A massive AI model trained on text data that can generate, summarize, translate, and reason about language.

A Large Language Model (LLM) is a transformer-based AI model trained on massive amounts of text — often hundreds of billions of words from the web, books, and code. LLMs learn statistical patterns in language, enabling them to predict what token comes next with stunning coherence and knowledge breadth.

Modern LLMs like GPT-4, Claude, and Gemini can write essays, answer questions, summarize documents, write code, translate languages, and reason through complex problems. Their capabilities emerge from scale — more data, more parameters, and more compute leads to qualitatively new abilities.

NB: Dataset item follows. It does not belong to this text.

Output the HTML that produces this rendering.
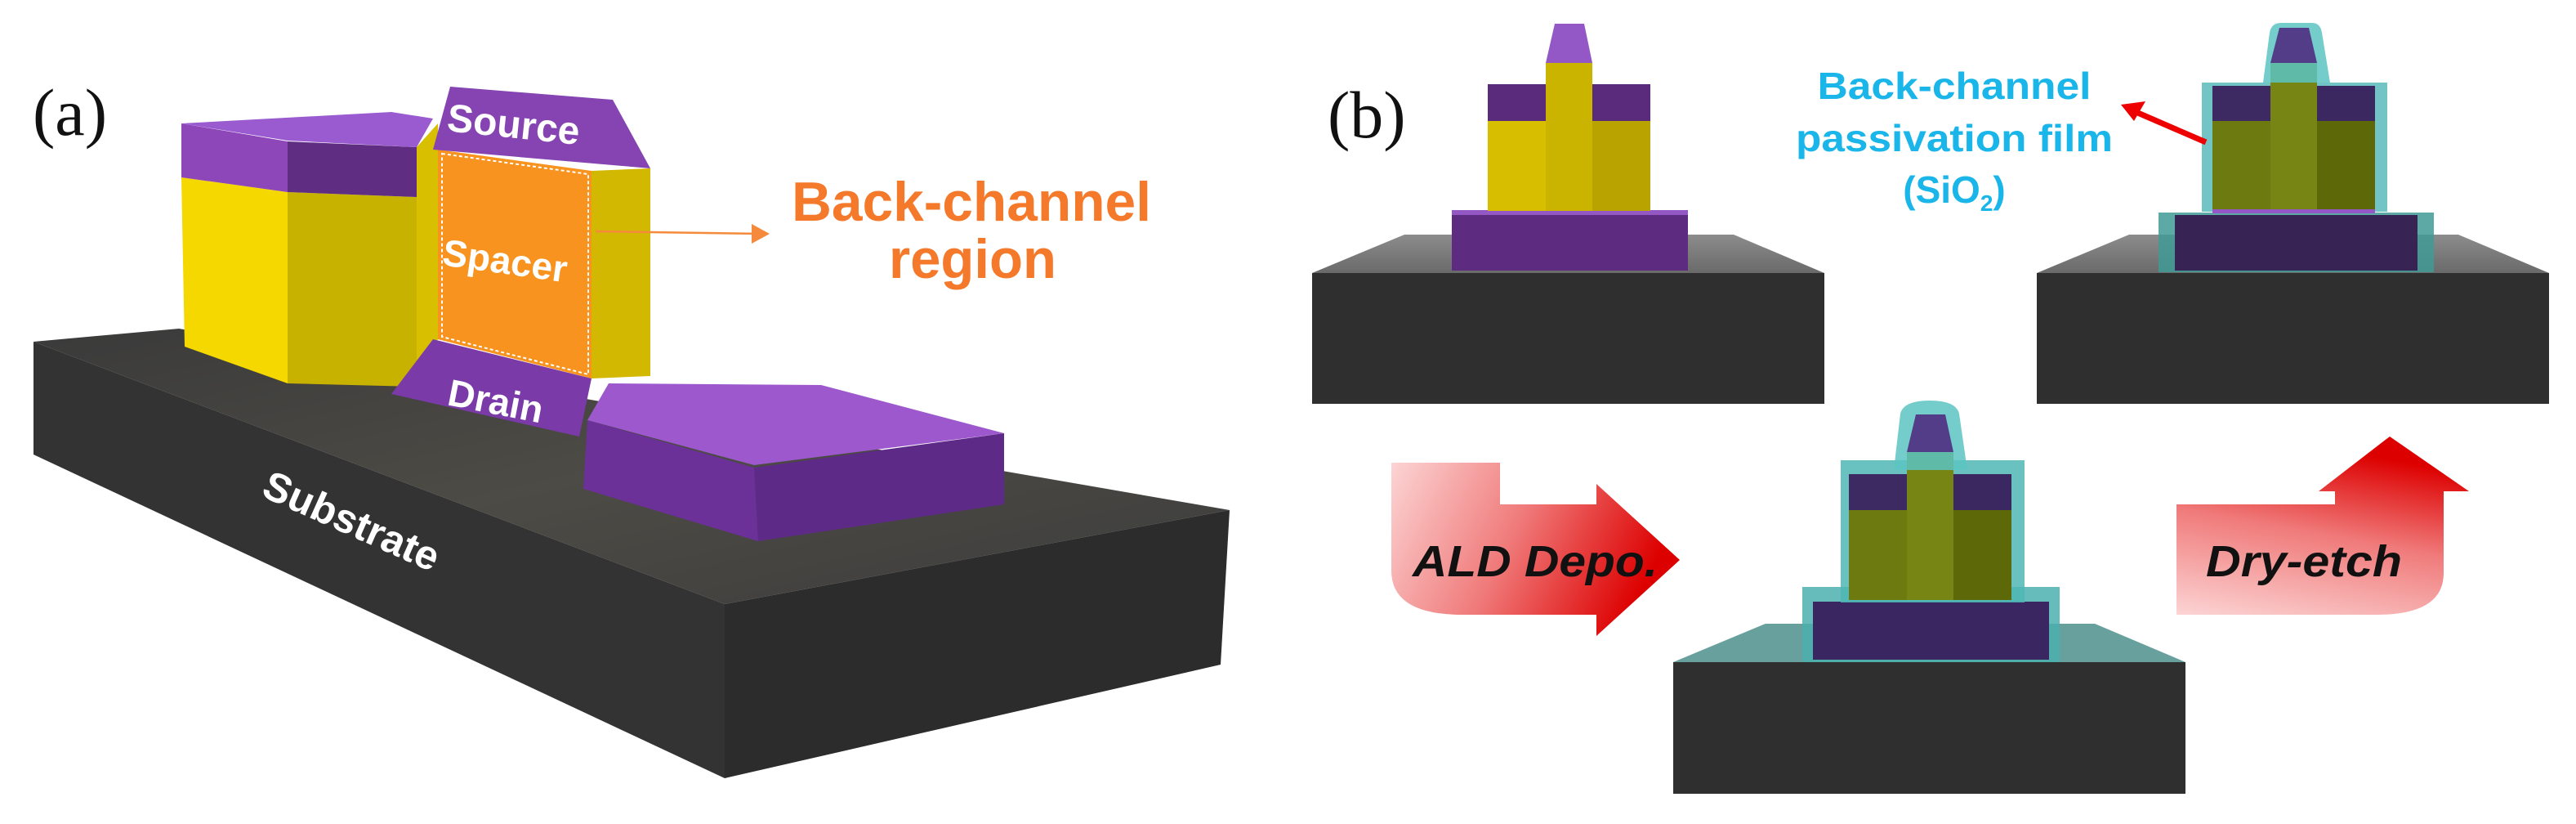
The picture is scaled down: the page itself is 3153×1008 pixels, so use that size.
<!DOCTYPE html>
<html><head><meta charset="utf-8"><style>
html,body{margin:0;padding:0;background:#fff}
svg{display:block}
text{font-family:"Liberation Sans",sans-serif;font-weight:bold}
</style></head><body>
<svg width="3153" height="1008" viewBox="0 0 3153 1008" xmlns="http://www.w3.org/2000/svg">
<defs>
<linearGradient id="subTop" x1="0" y1="0" x2="1" y2="1">
<stop offset="0" stop-color="#3a3a3a"/><stop offset="0.5" stop-color="#4d4b45"/><stop offset="1" stop-color="#3c3c3c"/></linearGradient>
<linearGradient id="baseTop" x1="0" y1="0" x2="0" y2="1">
<stop offset="0" stop-color="#8c8c8c"/><stop offset="1" stop-color="#6a6a6a"/></linearGradient>
<linearGradient id="ald" x1="0" y1="0" x2="1" y2="0.3">
<stop offset="0" stop-color="#fcd4d4"/><stop offset="0.5" stop-color="#f07a7a"/><stop offset="1" stop-color="#dd0000"/></linearGradient>
<linearGradient id="dry" x1="0" y1="1" x2="0.3" y2="0">
<stop offset="0" stop-color="#fcd4d4"/><stop offset="0.55" stop-color="#f07a7a"/><stop offset="1" stop-color="#dd0000"/></linearGradient>
<marker id="oa" markerWidth="8" markerHeight="8" refX="6" refY="4" orient="auto" markerUnits="userSpaceOnUse" viewBox="0 0 8 8"><path d="M0,0 L8,4 L0,8z" fill="#f58a3c"/></marker>
</defs>

<!-- ===== Panel (a) ===== -->
<text x="40" y="165" font-family="Liberation Serif" font-weight="normal" font-size="82" fill="#111" style="font-family:'Liberation Serif',serif;font-weight:normal">(a)</text>

<!-- substrate -->
<polygon points="41,418 219,402 1505,624 887,739" fill="url(#subTop)"/>
<polygon points="41,418 887,739 887,952 41,556" fill="#333333"/>
<polygon points="887,739 1505,624 1494,813 887,952" fill="#2c2c2c"/>
<text transform="translate(318,606) rotate(24)" font-size="50" fill="#fff">Substrate</text>

<!-- left block -->
<polygon points="222,217 352,235 352,469 226,424" fill="#f4d800"/>
<polygon points="352,235 510,241 510,473 352,469" fill="#c8b200"/>
<polygon points="222,151 352,173 352,235 222,217" fill="#8d47b8"/>
<polygon points="352,173 510,180 510,241 352,235" fill="#5f2e82"/>
<polygon points="222,151 479,137 530,145 510,180 352,172" fill="#9a5ad0"/>
<polygon points="510,180 536,151 536,415 510,473" fill="#d8c000"/>

<!-- source / spacer -->
<polygon points="724,209 796,206 796,460 724,463" fill="#d2b800"/>
<polygon points="536,183 724,209 724,463 536,415" fill="#f7931e"/>
<polygon points="541,188 720,213 720,458 541,412" fill="none" stroke="#fff" stroke-width="2" stroke-dasharray="4,3"/>
<polygon points="551,106 750,122 796,206 530,183" fill="#8544b2"/>
<text transform="translate(546,160) rotate(6)" font-size="48" fill="#fff">Source</text>
<text transform="translate(540,324) rotate(8)" font-size="46" fill="#fff">Spacer</text>

<!-- drain -->
<polygon points="530,415 724,463 709,534 479,482" fill="#7a3aa8"/>
<text transform="translate(546,495) rotate(11)" font-size="46" fill="#fff">Drain</text>
<!-- right pad -->
<polygon points="719,514 745,469 1005,471 1229,530 923,569" fill="#9c58cc"/>
<polygon points="719,514 923,572 928,662 714,598" fill="#6b3199"/>
<polygon points="923,572 1229,530 1229,617 928,662" fill="#5e2a88"/>

<!-- back-channel label -->
<line x1="729" y1="283" x2="934" y2="286" stroke="#f58a3c" stroke-width="2.5" marker-end="url(#oa)"/>
<polygon points="920,274 942,286 920,298" fill="#f58a3c"/>
<text x="969" y="270" font-size="68" fill="#f5792a" textLength="440" lengthAdjust="spacingAndGlyphs">Back-channel</text>
<text x="1088" y="340" font-size="68" fill="#f5792a" textLength="205" lengthAdjust="spacingAndGlyphs">region</text>

<!-- ===== Panel (b) ===== -->
<text x="1625" y="168" font-size="82" fill="#111" style="font-family:'Liberation Serif',serif;font-weight:normal">(b)</text>

<!-- panel 1 -->
<g id="p1">
<polygon points="1719,287 2122,287 2233,334 1606,334" fill="url(#baseTop)"/>
<rect x="1606" y="334" width="627" height="160" fill="#2f2f2f"/>
<rect x="1777" y="260" width="289" height="71" fill="#5d2c80"/>
<rect x="1777" y="257" width="289" height="6" fill="#9358c4"/>
<rect x="1821" y="148" width="71" height="110" fill="#d7bf00"/>
<rect x="1892" y="77" width="57" height="181" fill="#cbb400"/>
<rect x="1949" y="148" width="71" height="110" fill="#b9a300"/>
<rect x="1821" y="103" width="71" height="45" fill="#5a2b7d"/>
<rect x="1949" y="103" width="71" height="45" fill="#5a2b7d"/>
<polygon points="1903,29 1939,29 1949,77 1892,77" fill="#9458c6"/>
</g>

<!-- panel 2 (etched, sidewall spacers) -->
<g>
<polygon points="2606,287 3009,287 3120,334 2493,334" fill="url(#baseTop)"/>
<rect x="2493" y="334" width="627" height="160" fill="#2f2f2f"/>
<rect x="2642" y="260" width="337" height="73" fill="#3f9a96" opacity="0.85"/>
<rect x="2662" y="263" width="297" height="68" fill="#372455"/>
<rect x="2695" y="101" width="227" height="158" fill="#4fb7b5" opacity="0.8"/>
<rect x="2708" y="148" width="71" height="110" fill="#6d7a10"/>
<rect x="2779" y="77" width="57" height="181" fill="#768514"/>
<rect x="2836" y="148" width="71" height="110" fill="#5d6808"/>
<rect x="2708" y="105" width="71" height="43" fill="#3e2a62"/>
<rect x="2836" y="105" width="71" height="43" fill="#3b2860"/>
<path d="M2770,101 L2778,40 Q2780,28 2792,28 L2830,28 Q2840,28 2842,40 L2852,101 Z" fill="#5cc4c2" opacity="0.85"/>
<polygon points="2790,34 2826,34 2836,77 2779,77" fill="#533c88"/>
<rect x="2708" y="256" width="199" height="5" fill="#9458c6"/>
</g>
<!-- callout -->
<text x="2392" y="121" text-anchor="middle" font-size="46" fill="#1ab6ea" textLength="335" lengthAdjust="spacingAndGlyphs">Back-channel</text>
<text x="2392" y="185" text-anchor="middle" font-size="46" fill="#1ab6ea" textLength="388" lengthAdjust="spacingAndGlyphs">passivation film</text>
<text x="2392" y="248" text-anchor="middle" font-size="46" fill="#1ab6ea">(SiO<tspan font-size="28" dy="10">2</tspan><tspan dy="-10">)</tspan></text>
<line x1="2700" y1="174" x2="2612" y2="136" stroke="#ee0000" stroke-width="7"/>
<polygon points="2596,128 2626,124 2612,148" fill="#ee0000"/>

<!-- panel 3 (ALD coated) -->
<g>
<polygon points="2161,763 2564,763 2675,810 2048,810" fill="#6e8a88"/>
<polygon points="2161,763 2564,763 2675,810 2048,810" fill="#5ec8c6" opacity="0.35"/>
<rect x="2048" y="810" width="627" height="161" fill="#2f2f2f"/>
<rect x="2206" y="718" width="315" height="92" fill="#4bb0ae" opacity="0.85"/>
<rect x="2219" y="736" width="289" height="71" fill="#3a2660"/>
<rect x="2253" y="563" width="225" height="174" fill="#4fb7b5" opacity="0.85"/>
<rect x="2263" y="624" width="71" height="110" fill="#6d7a10"/>
<rect x="2334" y="553" width="57" height="181" fill="#768514"/>
<rect x="2391" y="624" width="71" height="110" fill="#5d6808"/>
<rect x="2263" y="580" width="71" height="44" fill="#3e2a62"/>
<rect x="2391" y="580" width="71" height="44" fill="#3b2860"/>
<path d="M2318,575 L2326,506 Q2330,490 2362,490 Q2394,490 2398,506 L2408,575 Z" fill="#5cc4c2" opacity="0.85"/>
<polygon points="2345,507 2381,507 2391,553 2334,553" fill="#533c88"/>
</g>

<!-- ALD arrow -->
<path d="M1703,566 L1836,566 L1836,617 L1954,617 L1954,592 L2056,685 L1954,778 L1954,752 L1790,752 Q1703,752 1703,698 Z" fill="url(#ald)"/>
<text x="1729" y="705" font-size="54" font-style="italic" fill="#111" textLength="300" lengthAdjust="spacingAndGlyphs">ALD Depo.</text>

<!-- Dry-etch arrow -->
<path d="M2664,752 L2664,617 L2858,617 L2858,601 L2838,601 L2925,534 L3022,601 L2991,601 L2991,701 Q2991,752 2909,752 Z" fill="url(#dry)"/>
<text x="2700" y="705" font-size="54" font-style="italic" fill="#111" textLength="240" lengthAdjust="spacingAndGlyphs">Dry-etch</text>
</svg>
</body></html>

How they work: LLMs predict the next token in a sequence, one at a time. Despite this simple objective, training on enough text produces models that appear to reason, plan, and understand context.

Key LLM Concepts

  • Pre-training — trained on vast web text to predict next tokens
  • Fine-tuning / RLHF — aligned to follow instructions helpfully and safely
  • Context window — how much text the model can "see" at once
  • Temperature — controls randomness of outputs

LLMs are the foundation of most modern AI assistants and developer tools. They can be accessed via APIs, run locally with quantization, or fine-tuned on custom data with techniques like LoRA. The field is moving extremely fast — capabilities that seemed impossible in 2022 are routine in 2026.